Neeee gallus #d, da bin ich nicht mehr "organisiert"! 

Weis aber aus 1. Hand, daß Vorstandsmitglieder des LAV M-V auch mächtig böse auf die Netze reagieren! |krach:


----------



## Lxvxfxxld1 (7. Januar 2009)

*AW: Fischernetze in MV*

So nun ist auch das Bündnis 90 die Grünen SH auf das Thema aufmerksam geworden. Es ist an zu nehmen, das sich auch Meerforellen aus der Trave im Uferbereich von MV aufhalten. Auch die Grünen, hat man versucht, an den LAV MV zu verweisen, da dieser sich ja nicht äußert. Nur, was haben die Lübecker Grünen mit dem LAV MV zu tun? Dieses wurde dann auch höflich abgelehnt. Sie werden sich jetzt bei diesem Thema einschalten.

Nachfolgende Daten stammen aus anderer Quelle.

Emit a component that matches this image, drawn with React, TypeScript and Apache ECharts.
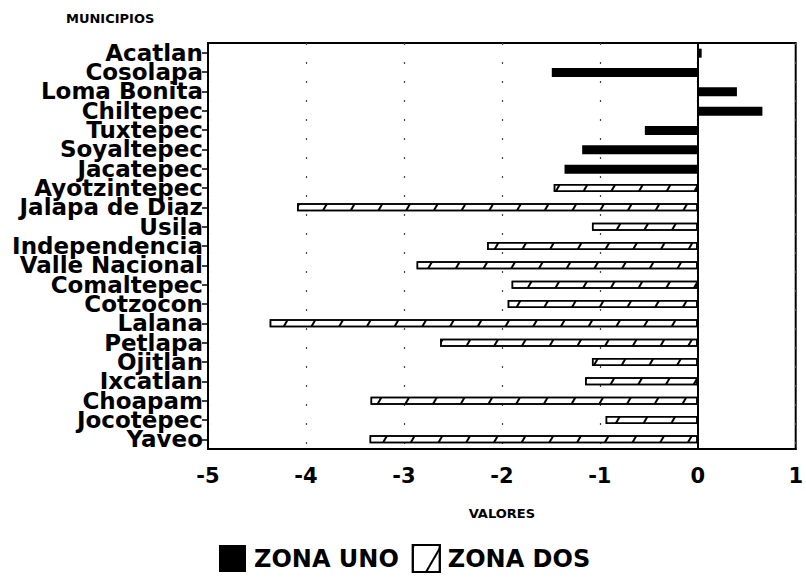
import React, { useEffect, useRef } from "react";
import * as echarts from "echarts";

const categories = [
  "Acatlan", "Cosolapa", "Loma Bonita", "Chiltepec", "Tuxtepec", "Soyaltepec", "Jacatepec",
  "Ayotzintepec", "Jalapa de Diaz", "Usila", "Independencia", "Valle Nacional", "Comaltepec",
  "Cotzocon", "Lalana", "Petlapa", "Ojitlan", "Ixcatlan", "Choapam", "Jocotepec", "Yaveo",
];
const zonaUno = [0.04, -1.49, 0.4, 0.66, -0.54, -1.18, -1.36];
const zonaDos = [-1.47, -4.09, -1.08, -2.15, -2.87, -1.9, -1.94, -4.37, -2.63, -1.08, -1.15, -3.34, -0.94, -3.35];
const xTicks = { min: -5, max: 1, interval: 1 };

const unoData = categories.map((_, i) => (i < zonaUno.length ? zonaUno[i] : "-"));
const dosData = categories.map((_, i) => (i >= zonaUno.length ? zonaDos[i - zonaUno.length] : "-"));

const hatch = {
  symbol: "rect",
  symbolSize: 1,
  color: "#000",
  backgroundColor: "#fff",
  dashArrayX: [1, 0],
  dashArrayY: [2, 22],
  rotation: -Math.PI / 3,
};

export default function App() {
  const ref = useRef<HTMLDivElement>(null);
  useEffect(() => {
    const chart = echarts.init(ref.current!, null, { renderer: "svg" });
    chart.setOption({
      animation: false,
      backgroundColor: "#fff",
      title: {
        text: "MUNICIPIOS",
        left: 66,
        top: 12,
        textStyle: { fontFamily: "DejaVu Sans", fontWeight: "bold", fontSize: 13, color: "#000" },
        padding: 0,
      },
      legend: {
        bottom: 8,
        left: 219,
        icon: "rect",
        itemWidth: 27,
        itemHeight: 27,
        itemGap: 13,
        padding: 0,
        textStyle: { fontFamily: "DejaVu Sans", fontWeight: "bold", fontSize: 24, color: "#000", padding: [0, 0, 0, 3] },
        data: ["ZONA UNO", "ZONA DOS"],
      },
      grid: {
        left: 208,
        right: 9,
        top: 43,
        bottom: 132,
        show: true,
        borderColor: "#000",
        borderWidth: 2,
        backgroundColor: "transparent",
      },
      xAxis: {
        type: "value",
        min: xTicks.min,
        max: xTicks.max,
        interval: xTicks.interval,
        name: "VALORES",
        nameLocation: "middle",
        nameGap: 58,
        nameTextStyle: { fontFamily: "DejaVu Sans", fontWeight: "bold", fontSize: 13, color: "#000" },
        axisLine: { show: true, lineStyle: { color: "#000", width: 2 } },
        axisTick: { show: false },
        axisLabel: { fontFamily: "DejaVu Sans", fontWeight: "bold", fontSize: 21, color: "#000", margin: 16 },
        splitLine: { show: true, lineStyle: { color: "#444", width: 1.2, type: [2, 17] } },
      },
      yAxis: {
        type: "category",
        data: categories,
        inverse: true,
        axisLine: { show: true, onZero: false, lineStyle: { color: "#000", width: 2 } },
        axisTick: { show: true, alignWithLabel: true, length: 6, lineStyle: { color: "#000", width: 1.5 } },
        axisLabel: {
          interval: 0,
          fontFamily: "DejaVu Sans",
          fontWeight: "bold",
          fontSize: 23,
          lineHeight: 19,
          color: "#000",
          margin: 5,
        },
        splitLine: { show: false },
      },
      series: [
        {
          name: "ZONA UNO",
          type: "bar",
          data: unoData,
          barWidth: 9,
          barGap: "-100%",
          itemStyle: { color: "#000" },
          markLine: {
            silent: true,
            symbol: "none",
            label: { show: false },
            lineStyle: { color: "#000", width: 2, type: "solid" },
            data: [{ xAxis: 0 }],
          },
        },
        {
          name: "ZONA DOS",
          type: "bar",
          data: dosData,
          barWidth: 8,
          barGap: "-100%",
          itemStyle: { color: "#fff", borderColor: "#000", borderWidth: 1.5, decal: hatch },
        },
      ],
    });
    return () => chart.dispose();
  }, []);
  return <div ref={ref} style={{ width: 806, height: 581, position: "absolute", left: 0, top: 0 }} />;
}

Es kann nicht sein, das die einen durch Aufzucht Umweltschutz betreiben und die anderen aus wirtschaftlichen Gründen, dieses teilweise wieder zunichte machen. 

Bin ich ja mal gespannt. Auf alle Fälle wissen die, wie der Hase politisch läuft.


----------



## mefohunter84 (7. Januar 2009)

*AW: Fischernetze in MV*



Lovefield1 schrieb:


> Es kann nicht sein, das die einen durch Aufzucht Umweltschutz betreiben und die anderen aus wirtschaftlichen Gründen, dieses teilweise wieder zunichte machen.



Sehe ich ganz genauso. #6
Allerdings sind es hauptsächlich die "Nebenerwerbsfischer" oder andere Bürger mit einer "gültigen Genehmigung", die den "Schaden anrichten, denn diese sind es, die die Netze so nah am Ufer auslegen! |gr:
Die Netze die weiter draußen stehen, so ab 200m, sind kaum eine Gefahr für die Mefos. Die schwimmen vielfach darüber. Außerdem sind die Netze parallel" zu Ufer aufgestellt und schneiden so den Dorschen den "vertikalen Weg entlang von tiefen Rinnen" zur Küste ab. Die Mefos ziehen doch eher parallel zum Ufer. 
Natürlich ist es möglich, daß auch Mefo`s aus der Trave an der Küste von MV schwimmen, aber ich denke mal, das der starke Besatz sowohl in der "Tarnevitz", als auch im "Hellbach" hauptsächlich den Bestand an der Küste von MV und hierbei meine ich die Abschnitte südl. Lübecker Bucht, Wismarer Bucht und Teile der Mecklenburger Bucht verantwortlich sind!


----------



## Lxvxfxxld1 (7. Januar 2009)

*AW: Fischernetze in MV*

*So jetzt kommt der Hammer!!!!!* 

Nach unseren Beschwerden anfang 2007, hat man uns doch in Aussicht gestellt, das die Sache erst einmal untersucht werden müsse, ob die abwandernde Meerforelle sich überhaupt noch in Ufernähe aufhält. Dafür ist aber eine Forschungsarbeit in Auftrag gegeben worden, die andauert. Die Grünen, haben nun tatsächlich diese Forschungsarbeit erhalten, nach deren Einsicht ich vergeblich angefragt hatte. 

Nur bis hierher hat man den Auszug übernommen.